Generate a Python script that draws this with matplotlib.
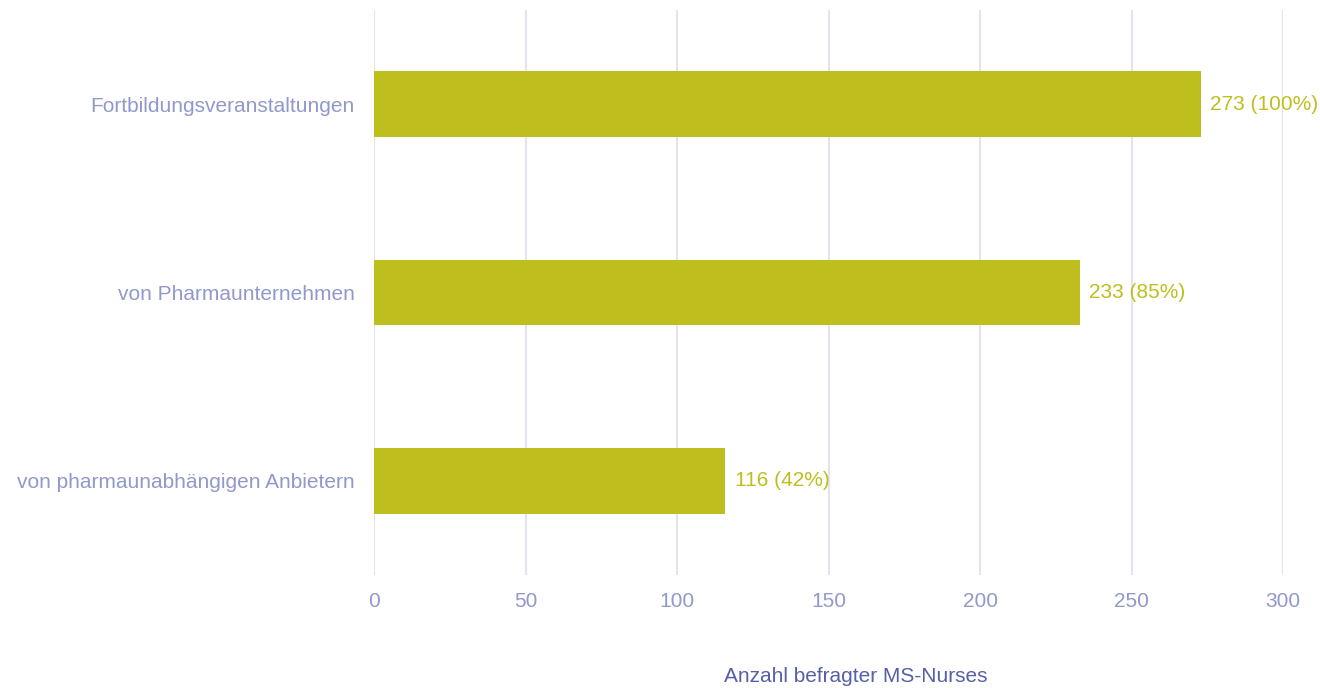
import matplotlib.pyplot as plt

# data
categories = ["Fortbildungsveranstaltungen", "von Pharmaunternehmen", "von pharmaunabhängigen Anbietern"]
counts = [273, 233, 116]
percents = [100, 85, 42]
x_ticks = [0, 50, 100, 150, 200, 250, 300]

bar_color = "#BEBE1E"
label_color = "#9198CB"
title_color = "#5660A8"
grid_color = "#E4E4F1"

plt.rcParams['font.family'] = ['Liberation Sans', 'DejaVu Sans']

fig = plt.figure(figsize=(13.2, 6.88), dpi=100)
ax = fig.add_axes([374 / 1320, 113 / 688, 909 / 1320, 565 / 688])

ypos = list(range(len(categories)))
ax.barh(ypos, counts, height=0.35, color=bar_color, zorder=2)

for y, c, p in zip(ypos, counts, percents):
    ax.text(c + 3, y, f"{c} ({p}%)", va="center", ha="left",
            color=bar_color, fontsize=15, zorder=3)

ax.set_xlim(0, 300)
ax.set_ylim(len(categories) - 0.5, -0.5)
ax.set_yticks(ypos)
ax.set_yticklabels(categories)
ax.set_xticks(x_ticks)

ax.grid(axis="x", color=grid_color, linewidth=1.5, zorder=1)
ax.set_axisbelow(True)
for s in ax.spines.values():
    s.set_visible(False)

ax.tick_params(axis="both", length=0, labelsize=15, labelcolor=label_color)
ax.tick_params(axis="x", pad=12)
ax.tick_params(axis="y", pad=14)

# axis title sits low, centred under the plot area
fig.text(856 / 1320, 1 - 677 / 688, "Anzahl befragter MS-Nurses",
         color=title_color, fontsize=15, ha="center", va="center")

fig.savefig("out.png", dpi=100, facecolor="white")
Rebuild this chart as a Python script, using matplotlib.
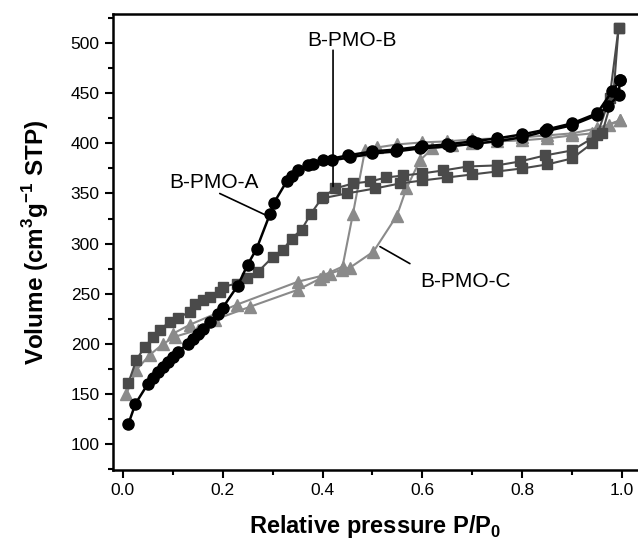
import numpy as np
import matplotlib
matplotlib.use("Agg")
import matplotlib.pyplot as plt

plt.rcParams['font.family'] = ['Liberation Sans', 'DejaVu Sans']
plt.rcParams['mathtext.fontset'] = 'custom'
plt.rcParams['mathtext.rm'] = 'Liberation Sans'
plt.rcParams['mathtext.bf'] = 'Liberation Sans:bold'

# B-PMO-A (black circles)
a_ads_x = [0.011, 0.025, 0.05, 0.06, 0.07, 0.08, 0.09, 0.10, 0.11, 0.13, 0.14, 0.15, 0.16,
           0.175, 0.19, 0.20, 0.23, 0.25, 0.268, 0.295, 0.303, 0.328, 0.338, 0.351, 0.38,
           0.418, 0.455, 0.50, 0.548, 0.595, 0.655, 0.709, 0.749, 0.799, 0.846, 0.899,
           0.949, 0.972, 0.993, 0.996]
a_ads_y = [120, 140, 160, 166, 172, 177, 182, 187, 192, 200, 205, 210, 215,
           222, 230, 236, 258, 279, 295, 330, 341, 362, 367, 373, 379,
           383, 386, 390, 392, 395, 397, 400, 402, 406, 412, 418,
           428, 437, 448, 463]
a_des_x = [0.996, 0.98, 0.95, 0.90, 0.85, 0.80, 0.75, 0.70, 0.65, 0.60, 0.55, 0.50, 0.45, 0.40, 0.37]
a_des_y = [463, 452, 430, 420, 414, 409, 405, 402, 399, 397, 394, 392, 388, 383, 378]

# B-PMO-B (dark grey squares)
b_ads_x = [0.011, 0.027, 0.044, 0.061, 0.074, 0.094, 0.111, 0.134, 0.144, 0.161, 0.174, 0.194,
           0.201, 0.228, 0.248, 0.271, 0.301, 0.321, 0.338, 0.358, 0.377, 0.398, 0.448, 0.505,
           0.555, 0.60, 0.65, 0.70, 0.75, 0.80, 0.85, 0.90, 0.94, 0.96, 0.983, 0.993]
b_ads_y = [161, 184, 197, 207, 214, 222, 226, 232, 240, 244, 247, 252,
           257, 260, 266, 272, 287, 294, 305, 314, 330, 345, 350, 355,
           360, 363, 366, 369, 372, 375, 379, 385, 400, 410, 450, 515]
b_des_x = [0.993, 0.975, 0.95, 0.90, 0.846, 0.796, 0.749, 0.692, 0.642, 0.599, 0.562, 0.528,
           0.495, 0.461, 0.425, 0.40]
b_des_y = [515, 445, 408, 393, 388, 382, 378, 377, 373, 370, 368, 366, 362, 360, 355, 346]

# B-PMO-C (light grey triangles)
c_ads_x = [0.007, 0.027, 0.054, 0.081, 0.104, 0.151, 0.184, 0.255, 0.351, 0.395, 0.415, 0.438,
           0.455, 0.502, 0.549, 0.568, 0.595, 0.62, 0.66, 0.70, 0.75, 0.80, 0.85, 0.90, 0.94,
           0.973, 0.996]
c_ads_y = [150, 174, 189, 200, 207, 214, 224, 237, 254, 265, 270, 274,
           276, 292, 328, 355, 383, 395, 398, 400, 402, 403, 405, 408, 410,
           418, 423]
c_des_x = [0.996, 0.95, 0.90, 0.85, 0.80, 0.75, 0.70, 0.65, 0.60, 0.55, 0.51, 0.485, 0.461,
           0.44, 0.40, 0.351, 0.228, 0.134, 0.10]
c_des_y = [423, 415, 410, 408, 406, 405, 404, 402, 401, 399, 396, 393, 330,
           277, 268, 262, 239, 219, 210]

# labels: text, text position, leader line (start -> end)
labels = ['B-PMO-A', 'B-PMO-B', 'B-PMO-C']
label_pos = [(0.182, 361), (0.458, 503), (0.687, 262)]
leader_from = [(0.194, 350), (0.421, 493), (0.575, 280)]
leader_to = [(0.288, 328), (0.421, 357), (0.515, 297)]

fig = plt.figure(figsize=(6.38, 5.44), dpi=100)
ax = fig.add_axes([0.177, 0.136, 0.823, 0.838])

c_col = '#8a8a8a'
b_col = '#4a4a4a'
for xs, ys in [(c_ads_x, c_ads_y), (c_des_x, c_des_y)]:
    ax.plot(xs, ys, color=c_col, lw=1.5, marker='^', ms=8, mec=c_col, mfc=c_col)
for xs, ys in [(b_ads_x, b_ads_y), (b_des_x, b_des_y)]:
    ax.plot(xs, ys, color=b_col, lw=1.5, marker='s', ms=7, mec=b_col, mfc=b_col)
for xs, ys in [(a_ads_x, a_ads_y), (a_des_x, a_des_y)]:
    ax.plot(xs, ys, color='black', lw=1.8, marker='o', ms=8, mec='black', mfc='black')

ax.set_xlim(-0.02, 1.032)
ax.set_ylim(74, 529)
ax.set_xticks(np.arange(0, 1.01, 0.2))
ax.set_xticks(np.arange(0.1, 1.01, 0.2), minor=True)
ax.set_yticks(np.arange(100, 501, 50))
ax.set_yticks(np.arange(75, 530, 50), minor=True)
ax.xaxis.set_major_formatter(matplotlib.ticker.FormatStrFormatter('%.1f'))

for s in ['left', 'bottom', 'top']:
    ax.spines[s].set_linewidth(1.8)
ax.spines['right'].set_visible(False)
ax.tick_params(which='major', direction='out', length=6, width=1.5, labelsize=12.5,
               top=False, right=False)
ax.tick_params(which='minor', direction='out', length=3.5, width=1.5, top=False, right=False)

ax.set_xlabel(r'Relative pressure P/P$_\mathbf{0}$', fontsize=17, fontweight='bold', labelpad=11)
ax.set_ylabel(r'Volume (cm$^\mathbf{3}$g$^\mathbf{-1}$ STP)', fontsize=17.5, fontweight='bold',
              labelpad=14)

for txt, pos, p0, p1 in zip(labels, label_pos, leader_from, leader_to):
    ax.text(pos[0], pos[1], txt, fontsize=15, ha='center', va='center')
    ax.annotate('', xy=p1, xytext=p0,
                arrowprops=dict(arrowstyle='-', color='black', lw=1.2, shrinkA=0, shrinkB=0))

fig.savefig('out.png', dpi=100)
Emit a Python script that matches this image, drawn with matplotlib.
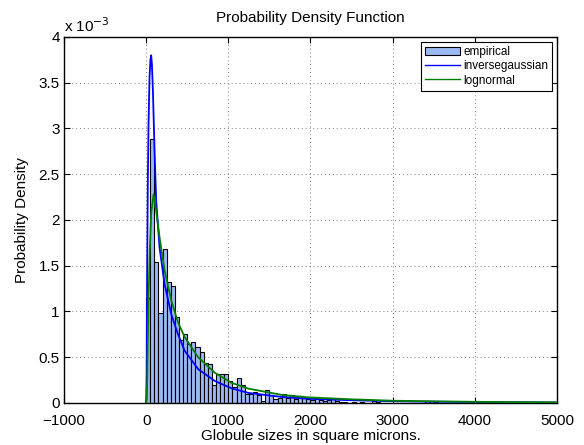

■ ■ ■

Given exercise: Pictures are to be left out; repeat all the remaining data exactly.

The answer:
Generate a Python script that draws this with matplotlib.
import matplotlib.pyplot as plt

# data
categories = ["Fortbildungsveranstaltungen", "von Pharmaunternehmen", "von pharmaunabhängigen Anbietern"]
counts = [273, 233, 116]
percents = [100, 85, 42]
x_ticks = [0, 50, 100, 150, 200, 250, 300]

bar_color = "#BEBE1E"
label_color = "#9198CB"
title_color = "#5660A8"
grid_color = "#E4E4F1"

plt.rcParams['font.family'] = ['Liberation Sans', 'DejaVu Sans']

fig = plt.figure(figsize=(13.2, 6.88), dpi=100)
ax = fig.add_axes([374 / 1320, 113 / 688, 909 / 1320, 565 / 688])

ypos = list(range(len(categories)))
ax.barh(ypos, counts, height=0.35, color=bar_color, zorder=2)

for y, c, p in zip(ypos, counts, percents):
    ax.text(c + 3, y, f"{c} ({p}%)", va="center", ha="left",
            color=bar_color, fontsize=15, zorder=3)

ax.set_xlim(0, 300)
ax.set_ylim(len(categories) - 0.5, -0.5)
ax.set_yticks(ypos)
ax.set_yticklabels(categories)
ax.set_xticks(x_ticks)

ax.grid(axis="x", color=grid_color, linewidth=1.5, zorder=1)
ax.set_axisbelow(True)
for s in ax.spines.values():
    s.set_visible(False)

ax.tick_params(axis="both", length=0, labelsize=15, labelcolor=label_color)
ax.tick_params(axis="x", pad=12)
ax.tick_params(axis="y", pad=14)

# axis title sits low, centred under the plot area
fig.text(856 / 1320, 1 - 677 / 688, "Anzahl befragter MS-Nurses",
         color=title_color, fontsize=15, ha="center", va="center")

fig.savefig("out.png", dpi=100, facecolor="white")
Rebuild this chart as a Python script, using matplotlib.
import numpy as np
import matplotlib
matplotlib.use("Agg")
import matplotlib.pyplot as plt

plt.rcParams['font.family'] = ['Liberation Sans', 'DejaVu Sans']
plt.rcParams['mathtext.fontset'] = 'custom'
plt.rcParams['mathtext.rm'] = 'Liberation Sans'
plt.rcParams['mathtext.bf'] = 'Liberation Sans:bold'

# B-PMO-A (black circles)
a_ads_x = [0.011, 0.025, 0.05, 0.06, 0.07, 0.08, 0.09, 0.10, 0.11, 0.13, 0.14, 0.15, 0.16,
           0.175, 0.19, 0.20, 0.23, 0.25, 0.268, 0.295, 0.303, 0.328, 0.338, 0.351, 0.38,
           0.418, 0.455, 0.50, 0.548, 0.595, 0.655, 0.709, 0.749, 0.799, 0.846, 0.899,
           0.949, 0.972, 0.993, 0.996]
a_ads_y = [120, 140, 160, 166, 172, 177, 182, 187, 192, 200, 205, 210, 215,
           222, 230, 236, 258, 279, 295, 330, 341, 362, 367, 373, 379,
           383, 386, 390, 392, 395, 397, 400, 402, 406, 412, 418,
           428, 437, 448, 463]
a_des_x = [0.996, 0.98, 0.95, 0.90, 0.85, 0.80, 0.75, 0.70, 0.65, 0.60, 0.55, 0.50, 0.45, 0.40, 0.37]
a_des_y = [463, 452, 430, 420, 414, 409, 405, 402, 399, 397, 394, 392, 388, 383, 378]

# B-PMO-B (dark grey squares)
b_ads_x = [0.011, 0.027, 0.044, 0.061, 0.074, 0.094, 0.111, 0.134, 0.144, 0.161, 0.174, 0.194,
           0.201, 0.228, 0.248, 0.271, 0.301, 0.321, 0.338, 0.358, 0.377, 0.398, 0.448, 0.505,
           0.555, 0.60, 0.65, 0.70, 0.75, 0.80, 0.85, 0.90, 0.94, 0.96, 0.983, 0.993]
b_ads_y = [161, 184, 197, 207, 214, 222, 226, 232, 240, 244, 247, 252,
           257, 260, 266, 272, 287, 294, 305, 314, 330, 345, 350, 355,
           360, 363, 366, 369, 372, 375, 379, 385, 400, 410, 450, 515]
b_des_x = [0.993, 0.975, 0.95, 0.90, 0.846, 0.796, 0.749, 0.692, 0.642, 0.599, 0.562, 0.528,
           0.495, 0.461, 0.425, 0.40]
b_des_y = [515, 445, 408, 393, 388, 382, 378, 377, 373, 370, 368, 366, 362, 360, 355, 346]

# B-PMO-C (light grey triangles)
c_ads_x = [0.007, 0.027, 0.054, 0.081, 0.104, 0.151, 0.184, 0.255, 0.351, 0.395, 0.415, 0.438,
           0.455, 0.502, 0.549, 0.568, 0.595, 0.62, 0.66, 0.70, 0.75, 0.80, 0.85, 0.90, 0.94,
           0.973, 0.996]
c_ads_y = [150, 174, 189, 200, 207, 214, 224, 237, 254, 265, 270, 274,
           276, 292, 328, 355, 383, 395, 398, 400, 402, 403, 405, 408, 410,
           418, 423]
c_des_x = [0.996, 0.95, 0.90, 0.85, 0.80, 0.75, 0.70, 0.65, 0.60, 0.55, 0.51, 0.485, 0.461,
           0.44, 0.40, 0.351, 0.228, 0.134, 0.10]
c_des_y = [423, 415, 410, 408, 406, 405, 404, 402, 401, 399, 396, 393, 330,
           277, 268, 262, 239, 219, 210]

# labels: text, text position, leader line (start -> end)
labels = ['B-PMO-A', 'B-PMO-B', 'B-PMO-C']
label_pos = [(0.182, 361), (0.458, 503), (0.687, 262)]
leader_from = [(0.194, 350), (0.421, 493), (0.575, 280)]
leader_to = [(0.288, 328), (0.421, 357), (0.515, 297)]

fig = plt.figure(figsize=(6.38, 5.44), dpi=100)
ax = fig.add_axes([0.177, 0.136, 0.823, 0.838])

c_col = '#8a8a8a'
b_col = '#4a4a4a'
for xs, ys in [(c_ads_x, c_ads_y), (c_des_x, c_des_y)]:
    ax.plot(xs, ys, color=c_col, lw=1.5, marker='^', ms=8, mec=c_col, mfc=c_col)
for xs, ys in [(b_ads_x, b_ads_y), (b_des_x, b_des_y)]:
    ax.plot(xs, ys, color=b_col, lw=1.5, marker='s', ms=7, mec=b_col, mfc=b_col)
for xs, ys in [(a_ads_x, a_ads_y), (a_des_x, a_des_y)]:
    ax.plot(xs, ys, color='black', lw=1.8, marker='o', ms=8, mec='black', mfc='black')

ax.set_xlim(-0.02, 1.032)
ax.set_ylim(74, 529)
ax.set_xticks(np.arange(0, 1.01, 0.2))
ax.set_xticks(np.arange(0.1, 1.01, 0.2), minor=True)
ax.set_yticks(np.arange(100, 501, 50))
ax.set_yticks(np.arange(75, 530, 50), minor=True)
ax.xaxis.set_major_formatter(matplotlib.ticker.FormatStrFormatter('%.1f'))

for s in ['left', 'bottom', 'top']:
    ax.spines[s].set_linewidth(1.8)
ax.spines['right'].set_visible(False)
ax.tick_params(which='major', direction='out', length=6, width=1.5, labelsize=12.5,
               top=False, right=False)
ax.tick_params(which='minor', direction='out', length=3.5, width=1.5, top=False, right=False)

ax.set_xlabel(r'Relative pressure P/P$_\mathbf{0}$', fontsize=17, fontweight='bold', labelpad=11)
ax.set_ylabel(r'Volume (cm$^\mathbf{3}$g$^\mathbf{-1}$ STP)', fontsize=17.5, fontweight='bold',
              labelpad=14)

for txt, pos, p0, p1 in zip(labels, label_pos, leader_from, leader_to):
    ax.text(pos[0], pos[1], txt, fontsize=15, ha='center', va='center')
    ax.annotate('', xy=p1, xytext=p0,
                arrowprops=dict(arrowstyle='-', color='black', lw=1.2, shrinkA=0, shrinkB=0))

fig.savefig('out.png', dpi=100)
Emit a Python script that matches this image, drawn with matplotlib.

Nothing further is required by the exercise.